Oggi più che mezzo secolo fa, il destino dei nostri classici e di tutti i classici è lo stesso: può venire in mente il nome, ma poi non si leggono, né a scuola né dopo, manca il tempo. Arriverei a dire che la stessa persona colta merita di essere considerata tale, sia perché ha letto molto, sia perché vive di rimorsi per gli autori e i libri che non ha letto, o che ha letto e “prontamente dimenticato”. Ricordo bene i romanzi che ho letto più di una volta. Di quelli che ho letto una sola volta, ne ho chiaro il significato, ma non credo che sarei facilmente in grado di riassumerli: certo non, per esempio, Le anime morte, non La lettera scarlatta, non Padri e figli, e anche con Mastro don Gesualdo, se interrogato a un esame di maturità, non farei una gran figura. Ho letto due volte l’Orlando Furioso, ma la Gerusalemme mai interamente, mi sembra, ma chissà, forse non ricordo. Neppure degli autori che amo e ho amato di più ho letto tutto. Soffro di questa superstizione: preferisco lasciarmi qualcosa di riserva, qualcosa che di loro potrò ancora leggere.
Si capirà che ho anche una convinzione: si sono veramente letti solo i libri che si sono riletti. La poesia, poi, sarebbe bene saperne a memoria una certa quantità. Ho notato che fra i più giovani critici letterari, anche fra quelli, pochi, che si occupano di poesia, quasi nessuno sa a memoria un po’ di versi. Se la poesia italiana tecnicamente oggi è ridotta così male, è anche perché i nuovi poeti non sanno a memoria nessuna poesia né classica né moderna e quindi non hanno mai acquisito un sufficiente senso della forma, della misura, né della trasgressione consapevole.

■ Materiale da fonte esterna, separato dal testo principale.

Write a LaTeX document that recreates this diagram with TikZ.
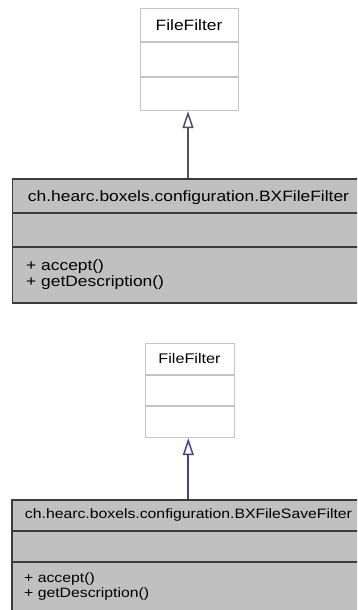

I primi a fare finta di aver letto sono comunque i professori di scuola. Il fingere di aver letto è perciò una finzione che si impara a scuola. Ma d’altra parte chi potrebbe, chi vorrebbe aver letto tutto quello che sarebbe bello e utile leggere? Ognuno legge gli autori e i libri che si merita. Con gli studiosi si dovrebbe fare infine un discorso diverso: studiano, sì, ma leggono quello che studiano? Studiano Virgilio o Kafka, ma lo meritano?